Mushroom and Cheese Croquette
Steak tartare with cheese and béarnaise on toast (full serving size on the menu)
Double cheeseburger (full-size burger on the menu)
Crumbed mushroom and haloumi slider (full-size burger on the menu)
Smoked fish roll
Crinkle cut chips with truffle salt and pecorino
There were popcorn and salted caramel sundaes (with popping candy) for dessert but it was pretty dark by then and my pics didn’t do the rich dark caramel and creamy ice cream any justice. I’ve also seen since that they have a chocolate Guinness cake- heck yeah!
All the food was excellent with a great balance of flavours and textures. If I had to pick a favourite, the chips (well, my blog is called Champagne and Chips) would be up there- crinkle cut chips a lovely hark back to childhood; elevated by truffle salt and pecorino. Also the mushroom and haloumi burger was a thing of beauty.
The food is affordably priced; a meal-sized burger and chips or substantial salad comes in at $15-$16 and mains are in the range of $26-29.
To the wine.
The full list is a one page number put together by Raúl Moreno Yagüe (one of the nicest and most approachable wine gurus I have ever met). There is a good range by the glass and some excellent (bold) choices by the bottle eg. a Slovenian Pinot Gris and a Cabernet Sauvignon from Mongolia, China).
But sometimes you just want someone to bring you a glass of something good and fresh that you don’t have to think about. That’s where D.O.C Wines come in, supplying wine in kegs. Now don’t freak out- this is not the new goon bag. Wine sold by the glass always has a couple of dollars wastage allowance built in. Quite frequently venues have to throw out half a bottle of wine after a day or so because it becomes oxidised. The D.O.C guys have worked out a way of storing wine in an airless keg so there is no wastage. The wine is always crisp and fresh and Arbory can afford to have great quality wine for $7 a glass. Add in brownie points for being environmentally friendly and using local wine (currently from the King Valley) and it’s win-win.
Speaking of winning- if you linger long enough your view changes to this…

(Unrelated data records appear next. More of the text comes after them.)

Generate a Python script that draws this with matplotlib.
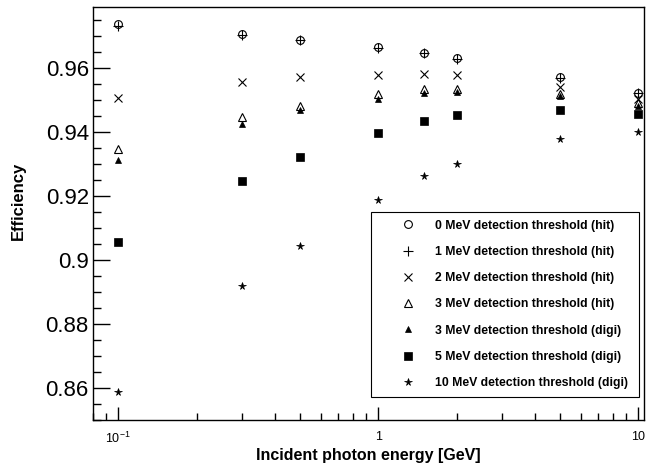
import matplotlib
matplotlib.use("Agg")
import matplotlib.pyplot as plt
from matplotlib.ticker import FixedLocator, FixedFormatter, MultipleLocator, FuncFormatter

# photon energies [GeV]
energy = [0.1, 0.3, 0.5, 1, 1.5, 2, 5, 10]

# efficiency per threshold
eff_0mev_hit = [0.9735, 0.9706, 0.9688, 0.9664, 0.9647, 0.9630, 0.9571, 0.9522]
eff_1mev_hit = [0.9730, 0.9703, 0.9686, 0.9662, 0.9645, 0.9628, 0.9569, 0.9520]
eff_2mev_hit = [0.9505, 0.9554, 0.9570, 0.9576, 0.9581, 0.9576, 0.9541, 0.9501]
eff_3mev_hit = [0.9345, 0.9447, 0.9482, 0.9517, 0.9532, 0.9534, 0.9519, 0.9491]
eff_3mev_digi = [0.9313, 0.9423, 0.9467, 0.9503, 0.9522, 0.9524, 0.9511, 0.9482]
eff_5mev_digi = [0.9057, 0.9246, 0.9322, 0.9397, 0.9433, 0.9451, 0.9467, 0.9456]
eff_10mev_digi = [0.8588, 0.8918, 0.9043, 0.9188, 0.9261, 0.9300, 0.9378, 0.9399]

labels = [
    "0 MeV detection threshold (hit)",
    "1 MeV detection threshold (hit)",
    "2 MeV detection threshold (hit)",
    "3 MeV detection threshold (hit)",
    "3 MeV detection threshold (digi)",
    "5 MeV detection threshold (digi)",
    "10 MeV detection threshold (digi)",
]

x_tick_vals = [0.1, 1, 10]
x_tick_labels = [r"$\mathregular{10^{-1}}$", "1", "10"]
y_tick_vals = [0.86, 0.88, 0.90, 0.92, 0.94, 0.96]

plt.rcParams['font.family'] = ['Liberation Sans', 'DejaVu Sans']


def main():
    fig = plt.figure(figsize=(6.46, 4.74), dpi=100)
    ax = fig.add_axes([0.144, 0.114, 0.853, 0.8715])

    series = [eff_0mev_hit, eff_1mev_hit, eff_2mev_hit, eff_3mev_hit,
              eff_3mev_digi, eff_5mev_digi, eff_10mev_digi]
    # (marker, size, filled)
    styles = [("o", 5.6, False), ("+", 7.0, False), ("x", 5.5, False),
              ("^", 5.6, False), ("^", 5.0, True), ("s", 5.2, True), ("*", 5.5, True)]

    for vals, lab, (m, ms, filled) in zip(series, labels, styles):
        if filled:
            ax.plot(energy, vals, ls="none", marker=m, ms=ms, color="black",
                    mec="black", mew=0.5, label=lab)
        else:
            ax.plot(energy, vals, ls="none", marker=m, ms=ms, mfc="none",
                    mec="black", mew=0.8, label=lab)

    ax.set_xscale("log")
    ax.set_xlim(0.08, 10.52)
    ax.set_ylim(0.85, 0.979)

    # x axis ticks like ROOT
    ax.xaxis.set_major_locator(FixedLocator(x_tick_vals))
    ax.xaxis.set_major_formatter(FixedFormatter(x_tick_labels))
    minors = [k * d for d in [0.01, 0.1, 1] for k in range(2, 10)]
    ax.xaxis.set_minor_locator(FixedLocator(minors))
    ax.xaxis.set_minor_formatter(FixedFormatter([""] * len(minors)))

    ax.yaxis.set_major_locator(FixedLocator(y_tick_vals))
    ax.yaxis.set_major_formatter(FuncFormatter(lambda v, p: f"{v:g}"))
    ax.yaxis.set_minor_locator(MultipleLocator(0.005))

    ax.tick_params(axis="both", which="both", direction="in", top=False, right=False, width=1.0)
    ax.tick_params(axis="y", which="major", length=12, labelsize=16, pad=3)
    ax.tick_params(axis="y", which="minor", length=6)
    ax.tick_params(axis="x", which="major", length=9.5, labelsize=9, pad=8)
    ax.tick_params(axis="x", which="minor", length=5)

    for s in ax.spines.values():
        s.set_linewidth(1.0)

    ax.set_xlabel("Incident photon energy [GeV]", fontsize=11.5, fontweight="bold", labelpad=1)
    ax.set_ylabel("Efficiency", fontsize=12, fontweight="bold")
    ax.yaxis.set_label_coords(-0.122, 0.53)

    leg = ax.legend(loc="lower left", bbox_to_anchor=(0.5045, 0.0564, 0.4865, 0.4446),
                    mode="expand", prop={"size": 8.8, "weight": "bold"},
                    frameon=True, fancybox=False, edgecolor="black", framealpha=1,
                    borderpad=0.6, labelspacing=1.17, handlelength=4.82,
                    handletextpad=-0.17, borderaxespad=0, numpoints=1)
    leg.get_frame().set_linewidth(0.8)

    fig.savefig("out.png", dpi=100)


if __name__ == "__main__":
    main()
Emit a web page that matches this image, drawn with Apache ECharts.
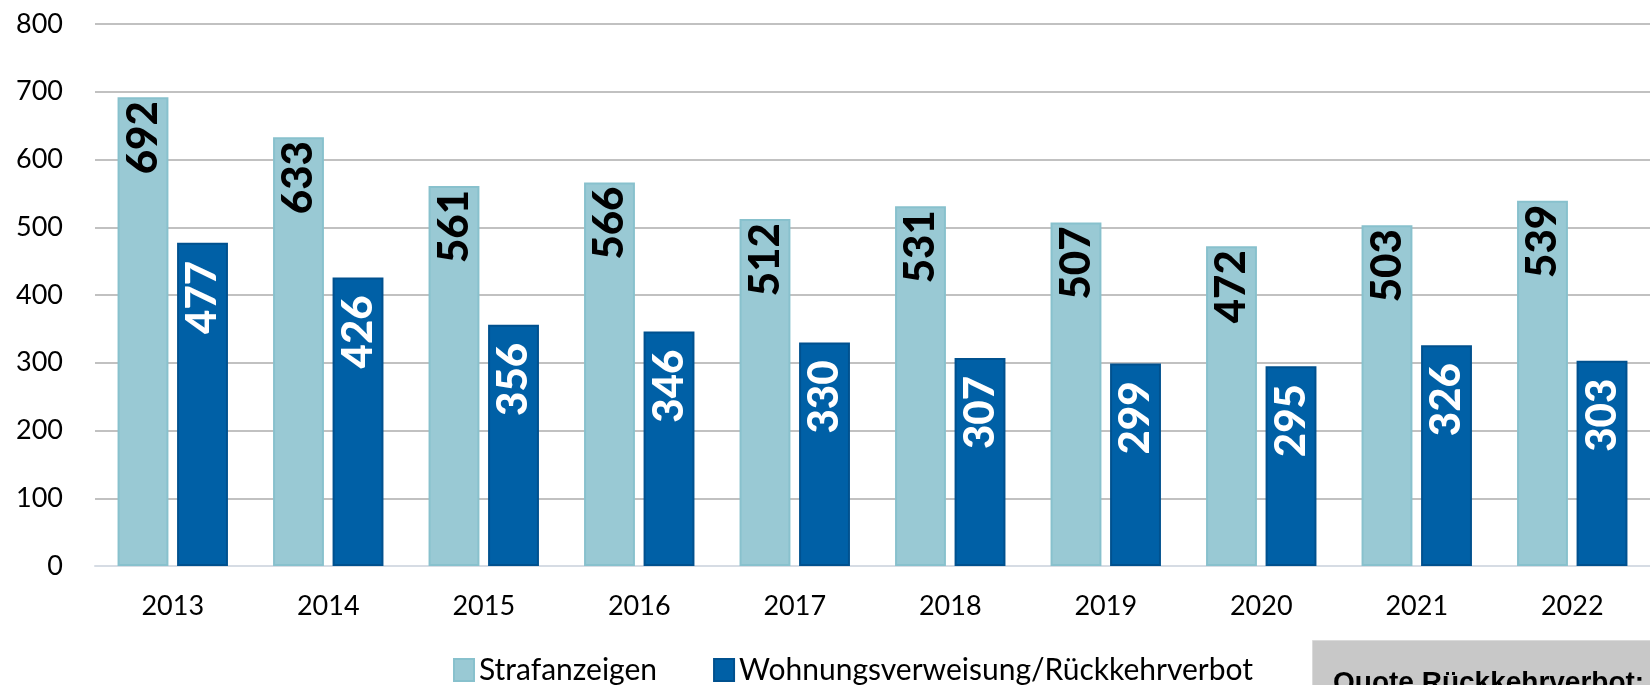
<!DOCTYPE html>
<html>
<head>
<meta charset="utf-8">
<script src="https://cdn.jsdelivr.net/npm/echarts@6/dist/echarts.min.js"></script>
<style>
html,body{margin:0;padding:0;background:#fff;}
#chart{width:1650px;height:685px;}
</style>
</head>
<body>
<div id="chart"></div>
<script>
const years = ['2013','2014','2015','2016','2017','2018','2019','2020','2021','2022'];
const strafanzeigen = [692, 633, 561, 566, 512, 531, 507, 472, 503, 539];
const wohnungsverweisung = [477, 426, 356, 346, 330, 307, 299, 295, 326, 303];
const seriesNames = ['Strafanzeigen', 'Wohnungsverweisung/Rückkehrverbot'];
const boxText = 'Quote Rückkehrverbot:';

const chart = echarts.init(document.getElementById('chart'));
const axisFont = 'Lato, "Open Sans", sans-serif';
chart.setOption({
  animation: false,
  backgroundColor: '#ffffff',
  grid: { left: 95, right: -11, top: 24, bottom: 119, containLabel: false },
  legend: {
    left: 448, top: 650,
    itemWidth: 20, itemHeight: 22, itemGap: 56,
    icon: 'rect',
    textStyle: { fontFamily: axisFont, fontSize: 30, color: '#000', lineHeight: 30 },
    data: seriesNames
  },
  xAxis: {
    type: 'category',
    data: years,
    axisTick: { show: false },
    axisLine: { show: true, lineStyle: { color: '#D6DCE4', width: 2 } },
    axisLabel: { fontFamily: axisFont, fontSize: 27, color: '#000', margin: 27 }
  },
  yAxis: {
    type: 'value',
    min: 0, max: 800, interval: 100,
    axisLine: { show: false },
    axisTick: { show: false },
    splitLine: { lineStyle: { color: '#ADADAD', width: 1.5 } },
    axisLabel: { fontFamily: axisFont, fontSize: 27, color: '#000', margin: 32 }
  },
  series: [
    {
      name: seriesNames[0],
      type: 'bar',
      data: strafanzeigen,
      barGap: '17%',
      barCategoryGap: '29%',
      itemStyle: { color: '#99C9D4', borderColor: '#88C1CD', borderWidth: 2 },
      label: {
        show: true, position: 'insideTop', rotate: 90,
        align: 'right', verticalAlign: 'middle', distance: 4,
        fontFamily: axisFont, fontWeight: 900, fontSize: 42, color: '#000'
      }
    },
    {
      name: seriesNames[1],
      type: 'bar',
      data: wohnungsverweisung,
      itemStyle: { color: '#0060A6', borderColor: '#00518F', borderWidth: 2 },
      label: {
        show: true, position: 'insideTop', rotate: 90,
        align: 'right', verticalAlign: 'middle', distance: 18,
        fontFamily: axisFont, fontWeight: 900, fontSize: 42, color: '#fff'
      }
    }
  ],
  graphic: [
    {
      type: 'rect', left: 1312, top: 640, z: 10,
      shape: { width: 400, height: 60 },
      style: { fill: '#C8C8C8', stroke: '#DADADA', lineWidth: 1 }
    },
    {
      type: 'text', z: 11,
      style: {
        x: 1333, y: 683, text: boxText,
        font: 'bold 28px "Liberation Sans", Arial, sans-serif',
        fill: '#000', verticalAlign: 'middle', align: 'left'
      }
    }
  ]
});
</script>
</body>
</html>
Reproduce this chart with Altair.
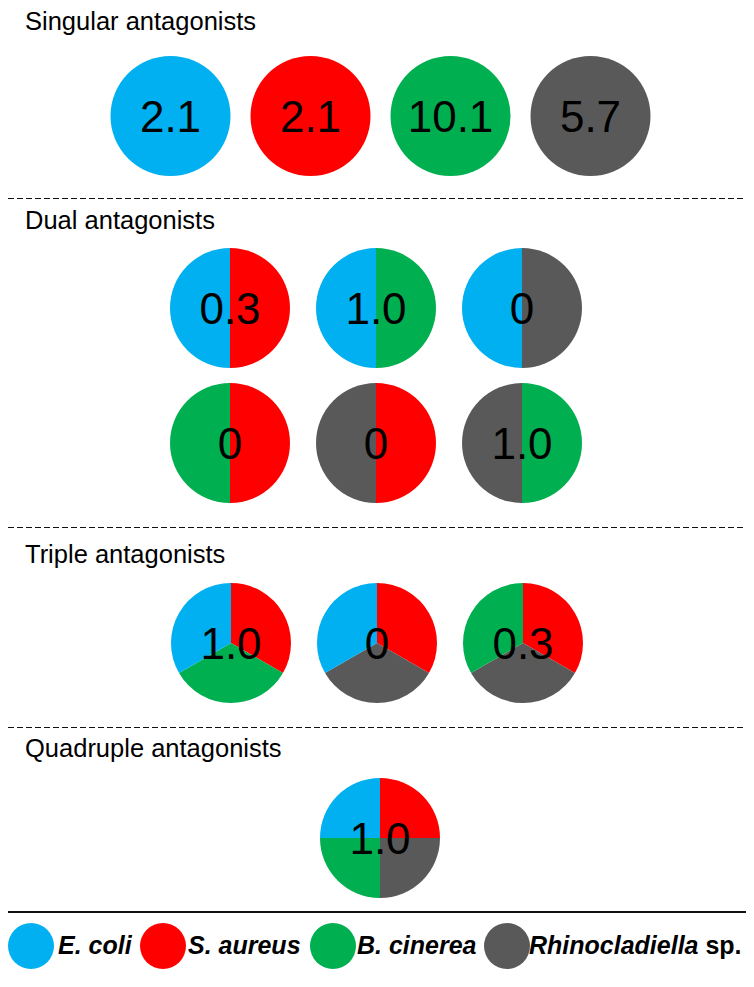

I’ve been to a few launch parties and I have to give an extra commendation to the staff at Arbory. Never have I met such a good-natured crew; happily allowing me to photograph their serving plates and ensuring that everybody was well catered for despite the enormous number of people there.
There are going to be plenty of excited tourists at Arbory Bar and Eatery because I have no doubt it will quickly jump to the top of the list of Melbourne Must-dos. However this place is going to be equally (if not more) loved by the locals. I was completely bewitched by an afternoon spent sipping wine and watching the reflection of the sunset in the glistening water.
Just like Harry and platform 9 3/4, it turns out that the magic is still here, you just have to know where to look for it.
Disclosure: Food and drinks at the launch were free of charge. I did not receive payment for this review and all ideas and opinions are my own.